Les socialistes n’ont pas mis obstacle à votre campagne dreyfusarde, plusieurs d’entre eux vous ont prêté le concours de leur talent et de leur activité ; c’est cette neutralité et ce concours qui vous ont permis de gagner les ouvriers, que vous n’eussiez jamais pu passionner pour une injustice faite à l’un des vôtres, eux qui pour pain quotidien ont l’injustice et l’exploitation.
… Nous réclamons que vous complétiez l’œuvre de vos pères de 1789, que vous abolissiez les conseils de guerre, qui sont des tribunaux d’État, et que vous enleviez du code militaire les monstruosités qui sont en complète contradiction avec votre propre légalité. Si vous ne prêtez pas votre concours aux socialistes pour obtenir ces réformes, vous serez des pitres, plus éhontés que les patriotards et les militaristes, et vous porterez la responsabilité du sang ouvrier et paysan que continuent à verser les conseils de guerre.

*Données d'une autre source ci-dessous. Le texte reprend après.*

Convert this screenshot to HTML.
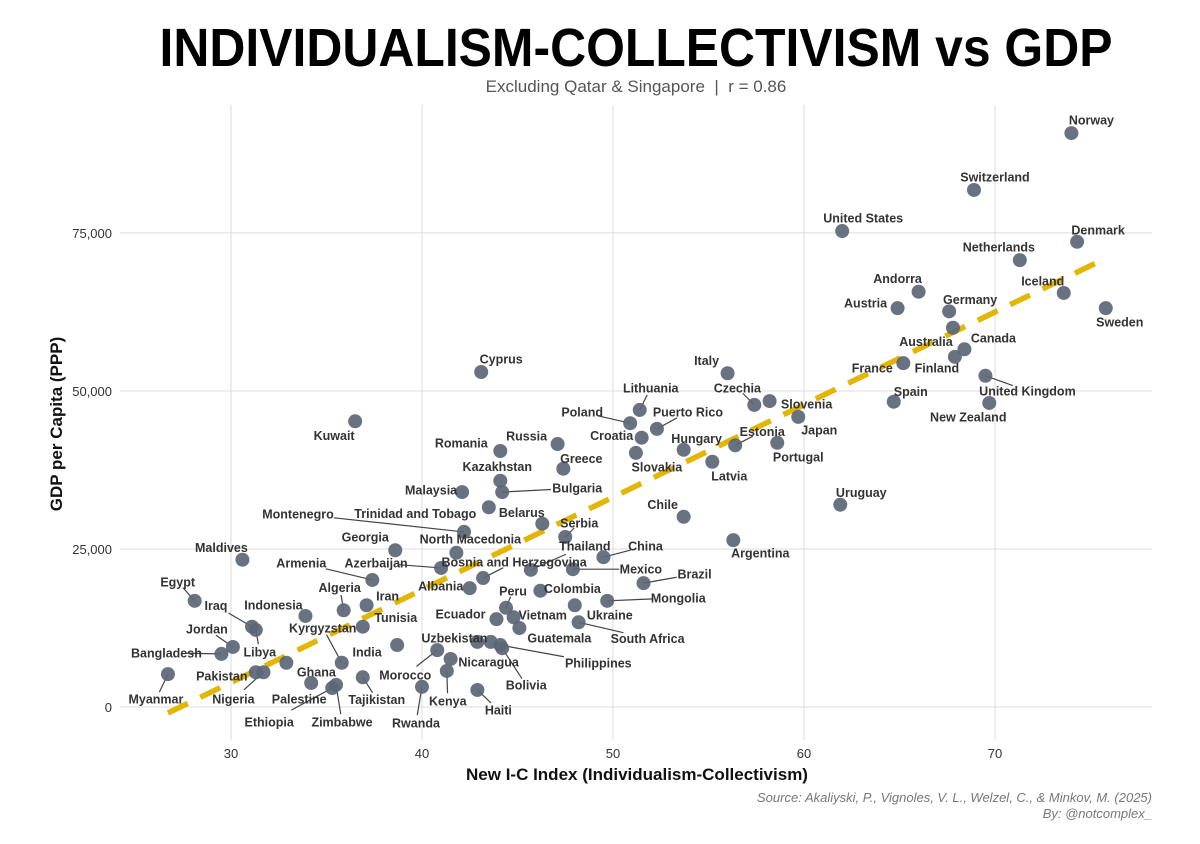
<!DOCTYPE html>
<html><head><meta charset="utf-8"><style>
html,body{margin:0;padding:0;background:#fff;}
svg{display:block;font-family:"Liberation Sans",sans-serif;}
</style></head><body>
<svg id="chart" width="1200" height="844" viewBox="0 0 1200 844" xmlns="http://www.w3.org/2000/svg">
<rect width="1200" height="844" fill="#fff"/>
<text x="636" y="66" text-anchor="middle" font-size="54" font-weight="bold" fill="#000" textLength="953" lengthAdjust="spacingAndGlyphs">INDIVIDUALISM-COLLECTIVISM vs GDP</text>
<text x="636" y="92" text-anchor="middle" font-size="17" fill="#555">Excluding Qatar &amp; Singapore &#160;|&#160; r = 0.86</text>
<g id="grid"></g>
<g id="axes"></g>
<g id="trend"></g>
<g id="leaders"></g>
<g id="points"></g>
<g id="labels"></g>
<text x="637" y="780" text-anchor="middle" font-size="17" font-weight="bold" fill="#111">New I-C Index (Individualism-Collectivism)</text>
<text transform="translate(62,424) rotate(-90)" text-anchor="middle" font-size="17" font-weight="bold" fill="#111">GDP per Capita (PPP)</text>
<text x="1152" y="802" text-anchor="end" font-size="13" font-style="italic" fill="#777">Source: Akaliyski, P., Vignoles, V. L., Welzel, C., &amp; Minkov, M. (2025)</text>
<text x="1152" y="818" text-anchor="end" font-size="13" font-style="italic" fill="#777">By: @notcomplex_</text>
</svg>
<script>
const countries = ["Norway","Switzerland","United States","Denmark","Netherlands","Andorra","Iceland","Austria","Germany","Sweden","Australia","Canada","Finland","France","United Kingdom","Spain","New Zealand","Italy","Cyprus","Kuwait","Lithuania","Poland","Puerto Rico","Croatia","Slovakia","Hungary","Latvia","Estonia","Portugal","Czechia","Slovenia","Japan","Russia","Romania","Greece","Kazakhstan","Bulgaria","Malaysia","Belarus","Uruguay","Chile","Argentina","Trinidad and Tobago","Serbia","Montenegro","North Macedonia","Georgia","Maldives","Thailand","Bosnia and Herzegovina","Azerbaijan","Mexico","China","Brazil","Armenia","Albania","Colombia","Ukraine","Mongolia","Peru","Ecuador","Vietnam","Guatemala","South Africa","Uzbekistan","","Philippines","Bolivia","Morocco","Nicaragua","Kenya","Haiti","Rwanda","Tajikistan","Ethiopia","Zimbabwe","India","Kyrgyzstan","Tunisia","Iran","Algeria","Indonesia","Egypt","Iraq","Libya","Jordan","Bangladesh","Myanmar","Pakistan","Nigeria","Ghana","Palestine"];
const icIndex = [74.0,68.9,62.0,74.3,71.3,66.0,73.6,64.9,67.6,75.8,67.8,68.4,67.9,65.2,69.5,64.7,69.7,56.0,43.1,36.5,51.4,50.9,52.3,51.5,51.2,53.7,55.2,56.4,58.6,57.4,58.2,59.7,47.1,44.1,47.4,44.1,44.2,42.1,43.5,61.9,53.7,56.3,46.3,47.5,42.2,41.8,38.6,30.6,45.7,43.2,41.0,47.9,49.5,51.6,37.4,42.5,46.2,48.0,49.7,44.4,43.9,44.8,45.1,48.2,42.9,43.6,44.1,44.2,40.8,41.5,41.3,42.9,40.0,36.9,35.3,35.5,38.7,35.8,36.9,37.1,35.9,33.9,28.1,31.1,31.3,30.1,29.5,26.7,31.3,31.7,32.9,34.2];
const gdp = [90800,81800,75300,73600,70700,65700,65500,63100,62600,63100,60000,56600,55400,54400,52400,48300,48100,52800,53000,45200,47000,44900,44000,42600,40200,40700,38800,41400,41800,47800,48400,45900,41600,40500,37700,35800,34000,34000,31600,32000,30100,26400,29000,26900,27700,24400,24800,23300,21700,20400,22000,21800,23700,19600,20100,18800,18400,16100,16800,15700,13900,14200,12500,13400,10300,10300,9800,9300,9000,7600,5700,2700,3200,4700,3000,3500,9800,7000,12700,16100,15300,14400,16800,12700,12200,9500,8400,5200,5500,5500,7000,3800];
// label placement (pixel offsets from point, text centre) and whether a leader line is drawn
const labelDx = [20,21,21,21,-21,-21,-21,-32,21,14,-27,29,-18,-31,42,17,-21,-21,20,-21,11,-48,31,-30,21,13,17,27,21,-17,37,21,-31,-39,18,-3,75,-31,33,21,-21,27,-127,14,-166,14,-30,-21,54,31,-65,68,42,51,-71,-29,32,35,71,7,-36,29,40,69,-23,0,98,24,-32,38,1,21,-6,14,-63,6,-30,-19,33,21,-4,-32,-17,-36,4,-26,-55,-12,-34,-30,30,-12];
const labelDy = [-13,-13,-13,-12,-13,-13,-12,-5,-12,14,14,-11,11,5,15,-10,14,-13,-13,14,-22,-11,-17,-2,14,-11,14,-14,14,-17,3,13,-8,-8,-10,-14,-4,-2,5,-12,-12,13,-10,-14,-18,-14,-13,-12,-24,-16,-5,0,-11,-9,-17,-2,-2,10,-3,-17,-5,-2,10,16,-4,0,18,37,25,3,30,20,36,22,34,37,7,-35,-9,-9,-23,-11,-19,-21,22,-18,-1,25,4,27,9,16];
const leader = [0,0,0,0,0,0,0,0,0,0,0,0,0,0,1,0,0,0,0,0,1,1,1,0,0,0,0,1,0,1,0,0,0,0,0,0,1,0,0,0,0,0,0,1,1,0,0,0,1,1,1,1,1,1,1,0,0,0,1,1,0,0,0,1,0,0,1,1,1,0,1,1,1,1,1,1,0,1,0,0,1,0,1,1,1,1,1,1,0,1,0,0];
const xTicks = [30,40,50,60,70];
const yTicks = [0,25000,50000,75000];
const yTickLabels = ["0","25,000","50,000","75,000"];
const trendX = [26.7,75.4];
const trendY = [-950,70400];

const NS="http://www.w3.org/2000/svg";
const X0=120,X1=1152,Y0=740,Y1=105;
const xMin=24.19,xMax=78.22,yMin=-5220,yMax=95240;
function sx(v){return X0+(v-xMin)/(xMax-xMin)*(X1-X0);}
function sy(v){return Y0-(v-yMin)/(yMax-yMin)*(Y0-Y1);}
function mk(tag,attrs,parent){const e=document.createElementNS(NS,tag);for(const k in attrs)e.setAttribute(k,attrs[k]);parent.appendChild(e);return e;}

const grid=document.getElementById('grid'),axes=document.getElementById('axes');
xTicks.forEach(t=>{
  const l=mk('line',{x1:sx(t),x2:sx(t),y1:Y1,y2:Y0,stroke:'#dcdcdc','stroke-width':1},grid);
  
  
  const tx=mk('text',{x:sx(t),y:758,'text-anchor':'middle','font-size':13,fill:'#333'},axes);
  tx.textContent=t;
  
  
});
yTicks.forEach((t,i)=>{
  const l=mk('line',{x1:X0,x2:X1,y1:sy(t),y2:sy(t),stroke:'#dcdcdc','stroke-width':1},grid);
  
  
  const tx=mk('text',{x:112,y:sy(t)+5,'text-anchor':'end','font-size':13,fill:'#333'},axes);
  tx.textContent=yTickLabels[i];
  
  
});
const tl=mk('line',{x1:sx(trendX[0]),y1:sy(trendY[0]),x2:sx(trendX[1]),y2:sy(trendY[1]),stroke:'#e3b505','stroke-width':5.5,'stroke-dasharray':'22 14'},document.getElementById('trend'));



const pts=document.getElementById('points'),labs=document.getElementById('labels'),lead=document.getElementById('leaders');
countries.forEach((c,i)=>{
  const px=sx(icIndex[i]),py=sy(gdp[i]);
  const p=mk('circle',{cx:px,cy:py,r:7,fill:'#5b6676','fill-opacity':0.92},pts);
  
  
  if(!c)return;
  const lx=px+labelDx[i],ly=py+labelDy[i];
  if(leader[i]){
    const dx=labelDx[i],dy=labelDy[i];
    const len=Math.hypot(dx,dy);
    const ex=lx-dx/len*Math.min(len*0.35,6*(Math.abs(dx)>Math.abs(dy)?c.length*0.6:1.3));
    const ey=ly-dy/len*Math.min(len*0.35,6*(Math.abs(dx)>Math.abs(dy)?c.length*0.6:1.3));
    const ln=mk('line',{x1:px,y1:py,x2:ex,y2:ey,stroke:'#444','stroke-width':1.2},lead);
    
    
  }
  const t=mk('text',{x:lx,y:ly+4.5,'text-anchor':'middle','font-size':12.5,'font-weight':'bold',fill:'#333'},labs);
  t.textContent=c;
  
  
});
</script>
</body></html>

Comme les meilleurs passages du Tartuffe, un tel morceau se passe de commentaires. Mais il nous donne des indications précieuses. Et tout d’abord il éclaire singulièrement le manifeste adressé presque aussitôt après « à la France ouvrière et socialiste ».
On connaît l’histoire de ce manifeste. Les socialistes qui ne sont pas dans le secret des royaumes le trouvèrent inopinément dans leur journal un matin, le matin du 14 juillet ; ils ne lurent pas sans étonnement des phrases comme celles-ci :
Il s’agissait d’en finir avec une politique prétendue socialiste, faite de compromissions et de déviations, que depuis longtemps on s’efforçait de substituer à la politique de classe, et par suite révolutionnaire, du prolétariat militant et du parti socialiste.